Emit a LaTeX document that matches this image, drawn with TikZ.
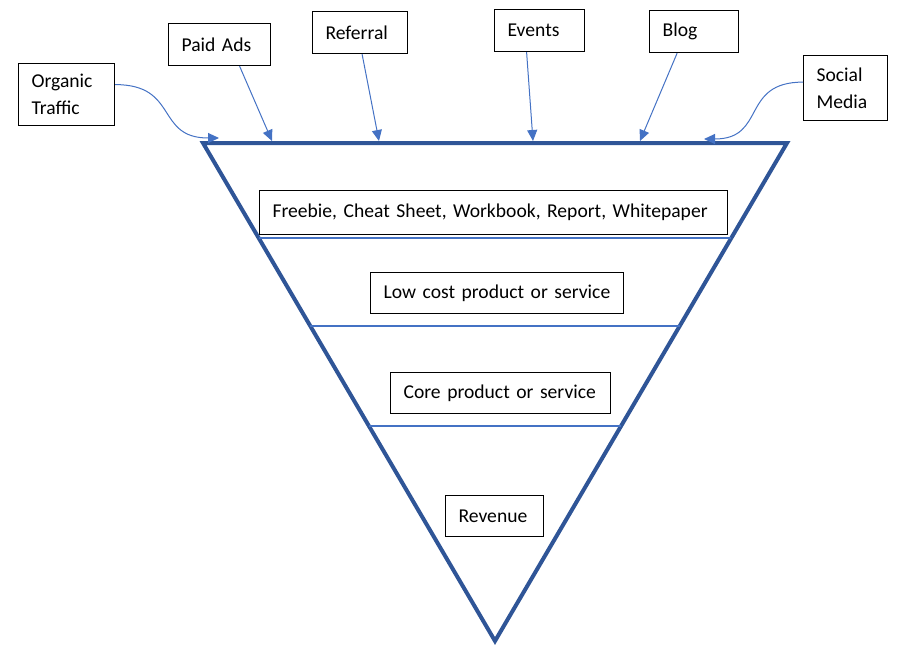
● ● ●
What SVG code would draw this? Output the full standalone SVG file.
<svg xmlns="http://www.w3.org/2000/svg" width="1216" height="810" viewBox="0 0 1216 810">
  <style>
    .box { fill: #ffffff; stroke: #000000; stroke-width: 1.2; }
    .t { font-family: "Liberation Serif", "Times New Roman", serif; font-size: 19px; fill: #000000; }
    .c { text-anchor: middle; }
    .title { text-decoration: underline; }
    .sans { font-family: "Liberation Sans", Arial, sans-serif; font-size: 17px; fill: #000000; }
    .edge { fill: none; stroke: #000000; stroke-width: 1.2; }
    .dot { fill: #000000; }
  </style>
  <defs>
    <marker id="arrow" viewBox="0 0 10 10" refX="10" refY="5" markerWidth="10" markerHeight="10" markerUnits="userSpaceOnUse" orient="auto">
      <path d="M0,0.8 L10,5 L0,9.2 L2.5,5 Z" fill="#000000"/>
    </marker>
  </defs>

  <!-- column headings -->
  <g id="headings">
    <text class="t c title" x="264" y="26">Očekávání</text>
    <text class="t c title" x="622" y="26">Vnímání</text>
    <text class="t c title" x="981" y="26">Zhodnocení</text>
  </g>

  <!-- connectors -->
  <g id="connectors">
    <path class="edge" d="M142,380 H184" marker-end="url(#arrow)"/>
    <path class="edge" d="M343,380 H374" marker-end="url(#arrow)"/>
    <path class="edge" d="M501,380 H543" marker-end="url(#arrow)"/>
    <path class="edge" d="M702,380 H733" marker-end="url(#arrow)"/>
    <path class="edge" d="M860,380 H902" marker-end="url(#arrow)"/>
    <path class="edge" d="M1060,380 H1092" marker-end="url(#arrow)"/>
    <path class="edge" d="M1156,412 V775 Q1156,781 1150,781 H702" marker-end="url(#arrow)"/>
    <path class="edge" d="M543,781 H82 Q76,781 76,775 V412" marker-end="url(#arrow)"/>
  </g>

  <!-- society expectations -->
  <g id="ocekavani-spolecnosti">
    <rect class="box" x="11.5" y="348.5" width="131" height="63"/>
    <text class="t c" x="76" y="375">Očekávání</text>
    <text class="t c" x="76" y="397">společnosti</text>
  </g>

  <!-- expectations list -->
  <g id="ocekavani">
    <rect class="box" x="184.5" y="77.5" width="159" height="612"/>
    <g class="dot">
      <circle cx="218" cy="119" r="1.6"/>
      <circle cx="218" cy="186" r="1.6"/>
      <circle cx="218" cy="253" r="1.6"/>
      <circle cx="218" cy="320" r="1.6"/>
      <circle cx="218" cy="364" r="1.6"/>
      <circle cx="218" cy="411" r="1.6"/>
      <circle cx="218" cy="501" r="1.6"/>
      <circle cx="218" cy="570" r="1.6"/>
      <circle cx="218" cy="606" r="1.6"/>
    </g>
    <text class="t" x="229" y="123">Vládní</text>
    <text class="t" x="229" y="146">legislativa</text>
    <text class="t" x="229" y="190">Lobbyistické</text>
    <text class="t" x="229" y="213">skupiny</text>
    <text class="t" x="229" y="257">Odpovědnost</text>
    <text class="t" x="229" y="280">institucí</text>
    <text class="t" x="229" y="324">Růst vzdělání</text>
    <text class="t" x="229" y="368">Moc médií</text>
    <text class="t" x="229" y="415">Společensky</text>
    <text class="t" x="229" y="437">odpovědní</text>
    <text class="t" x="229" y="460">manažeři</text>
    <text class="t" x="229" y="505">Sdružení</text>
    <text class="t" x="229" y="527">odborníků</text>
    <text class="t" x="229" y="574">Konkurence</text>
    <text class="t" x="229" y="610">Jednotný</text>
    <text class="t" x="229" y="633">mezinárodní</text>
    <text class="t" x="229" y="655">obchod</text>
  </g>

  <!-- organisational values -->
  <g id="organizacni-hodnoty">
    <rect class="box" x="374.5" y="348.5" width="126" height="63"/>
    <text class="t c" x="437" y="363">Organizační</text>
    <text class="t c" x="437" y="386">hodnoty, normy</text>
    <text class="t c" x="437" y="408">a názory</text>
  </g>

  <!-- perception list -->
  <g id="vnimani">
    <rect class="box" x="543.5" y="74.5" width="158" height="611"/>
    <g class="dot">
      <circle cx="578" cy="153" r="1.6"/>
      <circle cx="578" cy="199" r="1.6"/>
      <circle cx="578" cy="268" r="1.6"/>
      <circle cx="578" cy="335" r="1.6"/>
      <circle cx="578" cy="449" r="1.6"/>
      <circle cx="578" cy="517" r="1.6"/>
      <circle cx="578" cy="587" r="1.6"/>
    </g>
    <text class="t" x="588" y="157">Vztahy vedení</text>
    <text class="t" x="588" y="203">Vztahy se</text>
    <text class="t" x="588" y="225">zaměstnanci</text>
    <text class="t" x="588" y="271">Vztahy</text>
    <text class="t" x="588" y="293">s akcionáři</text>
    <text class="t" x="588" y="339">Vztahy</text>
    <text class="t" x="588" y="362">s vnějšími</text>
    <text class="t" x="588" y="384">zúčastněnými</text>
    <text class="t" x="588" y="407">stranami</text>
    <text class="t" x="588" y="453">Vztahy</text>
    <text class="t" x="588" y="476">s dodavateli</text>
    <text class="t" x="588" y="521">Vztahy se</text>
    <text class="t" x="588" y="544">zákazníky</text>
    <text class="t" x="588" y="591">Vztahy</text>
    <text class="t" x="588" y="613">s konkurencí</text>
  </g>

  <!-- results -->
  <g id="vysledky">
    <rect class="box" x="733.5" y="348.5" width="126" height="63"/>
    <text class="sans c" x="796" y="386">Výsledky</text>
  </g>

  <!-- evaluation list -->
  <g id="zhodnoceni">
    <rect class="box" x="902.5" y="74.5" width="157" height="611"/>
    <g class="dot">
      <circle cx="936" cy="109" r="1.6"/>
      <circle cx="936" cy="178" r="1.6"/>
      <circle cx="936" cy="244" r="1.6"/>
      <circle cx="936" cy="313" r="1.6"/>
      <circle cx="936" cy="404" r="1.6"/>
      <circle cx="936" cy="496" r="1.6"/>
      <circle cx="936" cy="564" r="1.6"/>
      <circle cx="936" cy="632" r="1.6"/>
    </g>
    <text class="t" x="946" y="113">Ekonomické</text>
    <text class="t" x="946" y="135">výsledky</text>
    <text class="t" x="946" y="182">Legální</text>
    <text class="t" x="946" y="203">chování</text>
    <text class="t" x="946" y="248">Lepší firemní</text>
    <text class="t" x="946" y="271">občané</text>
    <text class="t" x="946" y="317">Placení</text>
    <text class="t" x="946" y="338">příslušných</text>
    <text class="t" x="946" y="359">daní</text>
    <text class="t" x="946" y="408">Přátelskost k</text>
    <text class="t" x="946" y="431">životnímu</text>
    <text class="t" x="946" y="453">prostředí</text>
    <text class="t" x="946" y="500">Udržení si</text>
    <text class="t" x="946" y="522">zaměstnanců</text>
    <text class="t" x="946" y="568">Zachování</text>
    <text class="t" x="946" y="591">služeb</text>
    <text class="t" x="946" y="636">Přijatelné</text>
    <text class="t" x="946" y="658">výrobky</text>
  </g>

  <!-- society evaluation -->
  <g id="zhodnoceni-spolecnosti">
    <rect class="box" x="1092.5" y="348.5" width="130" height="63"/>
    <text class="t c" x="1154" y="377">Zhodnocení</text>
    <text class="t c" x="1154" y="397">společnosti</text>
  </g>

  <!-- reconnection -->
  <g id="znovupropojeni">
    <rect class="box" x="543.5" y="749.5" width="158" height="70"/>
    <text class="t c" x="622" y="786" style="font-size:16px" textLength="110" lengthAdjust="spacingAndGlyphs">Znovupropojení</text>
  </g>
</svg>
● ● ●
What is the number of lines in the data that hold the word "this"? Reply with that number and nothing else.

### Expected answer
2